The impaction device 14 and squeeze head arrangement 16 can thus be used to obtain a whole range of moulds having different densities throughout the depth thereof.

Claims (15)

CLAIMS:

1. A method of compacting a moulding mixture comprising subjecting the surface of the mixture in a moulding box to a wave of pressurised gas, the pressure of the gas simultaneously being reduced from its maximum at or immediately prior to the point of impacting of the gas on the mixture.

2. The method as claimed in Claim 1 wherein after subjecting the surface of the moulding mixture to the pressurised gas the mixture is squeezed.

3. The method as claimed in either Claim 1 or 2 further comprising filling the moulding box which is supported on a pattern plate prior to subjecting the surface of the mixture to the pressurised gas.

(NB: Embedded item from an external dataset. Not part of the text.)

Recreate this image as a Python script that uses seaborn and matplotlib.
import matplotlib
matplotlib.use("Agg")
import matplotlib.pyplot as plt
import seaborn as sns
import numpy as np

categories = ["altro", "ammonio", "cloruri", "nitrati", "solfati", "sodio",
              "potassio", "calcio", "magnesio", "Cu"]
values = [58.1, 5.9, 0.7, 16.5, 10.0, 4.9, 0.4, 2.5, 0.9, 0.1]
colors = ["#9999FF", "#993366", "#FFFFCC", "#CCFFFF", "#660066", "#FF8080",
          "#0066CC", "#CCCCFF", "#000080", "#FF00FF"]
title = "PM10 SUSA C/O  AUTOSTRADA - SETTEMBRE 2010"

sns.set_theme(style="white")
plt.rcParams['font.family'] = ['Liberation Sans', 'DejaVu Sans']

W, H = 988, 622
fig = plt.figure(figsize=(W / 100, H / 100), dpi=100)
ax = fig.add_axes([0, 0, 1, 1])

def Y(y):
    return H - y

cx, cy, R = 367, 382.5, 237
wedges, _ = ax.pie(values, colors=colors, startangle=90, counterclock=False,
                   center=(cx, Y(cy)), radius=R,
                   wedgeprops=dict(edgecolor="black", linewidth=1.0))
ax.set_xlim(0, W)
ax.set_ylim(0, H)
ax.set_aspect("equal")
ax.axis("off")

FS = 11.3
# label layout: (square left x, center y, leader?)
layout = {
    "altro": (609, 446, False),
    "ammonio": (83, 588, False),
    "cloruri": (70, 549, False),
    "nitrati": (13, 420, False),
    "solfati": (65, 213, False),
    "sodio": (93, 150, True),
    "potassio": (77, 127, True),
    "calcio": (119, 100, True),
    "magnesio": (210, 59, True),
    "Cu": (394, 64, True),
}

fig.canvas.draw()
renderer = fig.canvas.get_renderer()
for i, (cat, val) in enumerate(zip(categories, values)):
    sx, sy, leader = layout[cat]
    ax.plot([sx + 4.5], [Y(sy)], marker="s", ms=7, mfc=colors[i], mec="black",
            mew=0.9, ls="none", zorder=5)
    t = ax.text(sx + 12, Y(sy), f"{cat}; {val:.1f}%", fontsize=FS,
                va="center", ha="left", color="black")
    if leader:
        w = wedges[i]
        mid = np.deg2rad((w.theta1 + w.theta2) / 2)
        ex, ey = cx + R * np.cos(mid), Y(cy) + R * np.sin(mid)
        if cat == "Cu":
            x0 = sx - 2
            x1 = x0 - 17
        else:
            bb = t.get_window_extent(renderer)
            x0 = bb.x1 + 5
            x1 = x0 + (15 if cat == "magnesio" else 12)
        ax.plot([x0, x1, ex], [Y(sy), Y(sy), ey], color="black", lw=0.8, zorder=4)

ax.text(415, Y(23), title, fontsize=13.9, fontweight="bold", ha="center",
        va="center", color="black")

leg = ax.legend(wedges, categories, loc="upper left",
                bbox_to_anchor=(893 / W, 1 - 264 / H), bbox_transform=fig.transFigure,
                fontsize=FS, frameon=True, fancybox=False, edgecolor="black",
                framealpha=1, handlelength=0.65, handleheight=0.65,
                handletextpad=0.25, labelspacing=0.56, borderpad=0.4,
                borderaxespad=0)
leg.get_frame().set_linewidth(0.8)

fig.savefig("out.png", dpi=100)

4. A method as claimed in any preceding claim wherein the moulding box is brought into contact with an impaction unit which includes a pressurised gas reservoir and a discharge frame, the pressurised gas reservoir and discharge frame being connected by quick-release valves, the moulding mixture being subjected to the wave of pressurised gas by opening the quick-release valves the reduction of the pressure being effected by exhaust vents provided in the discharge frame.

5. The method as claimed in any preceding claim wherein the moulding mixture is impacted by a pressurised gas having a pressure of less than 8 x 105 N/m2 and at a subsonic speed whereby the pressure gradient obtained is in the range of 100 to 300 bar/s.

6. The method as claimed in any preceding claim wherein the impacting pressure of the delivered gas is adjustable so that the density of the compacted moulding material may be varied.

7. The method as claimed in any one of Claims 2 to 6 wherein a squeeze unit is provided for squeezing the moulding mixture, the moulding box being brought into contact with the squeeze unit by moving the moulding box transversely into contact with the squeeze unit or by moving the squeeze unit transversely into contact with the moulding box.

8. Apparatus for compacting a moulding mixture to produce a mould comprising a moulding box and an impacting unit for subjecting the surface of the mixture to a wave of pressurised gas and including means for simultaneously reducing the pressure of the gas from its maximum at or immediately prior to the point of impact of the gas on the mixture.

9. Apparatus as claimed in Claim 8 including a squeeze unit positioned to the side of the impaction-unit for squeezing the moulding mixture.

10. Apparatus as claimed in either Claim 8 or 9 including a moulding mixture supply unit for filling the moulding box which is supported on a pattern plate.

11. Apparatus as claimed in any one of Claims 8 to 10 wherein the impaction unit comprises a pressurised gas reservoir and a discharge frame, the reservoir and discharge frame being connected by a plurality of quick-release valves, the means for reducing the pressure of the gas comprising exhaust vents provided on the discharge frame.

12. Apparatus as claimed in any one of Claims 9 to 11 wherein the squeeze unit is a mechanically or pneumatically operated squeeze plate.

13. Apparatus as claimed in any one of Claims 10 to 12 wherein means are provided for raising the moulding box into contact with the supply, squeeze and impaction units.

14. Apparatus as claimed in any one of Claims 10 to 13 wherein means are provided to move the moulding box transversely below the supply unit and/or the impaction unit and/or the squeeze unit.

15. Apparatus as claimed in any one of Claims 10 to 14 wherein means are provided to move the supply unit and/or the impaction unit and/or the squeeze unit transversely above the moulding box.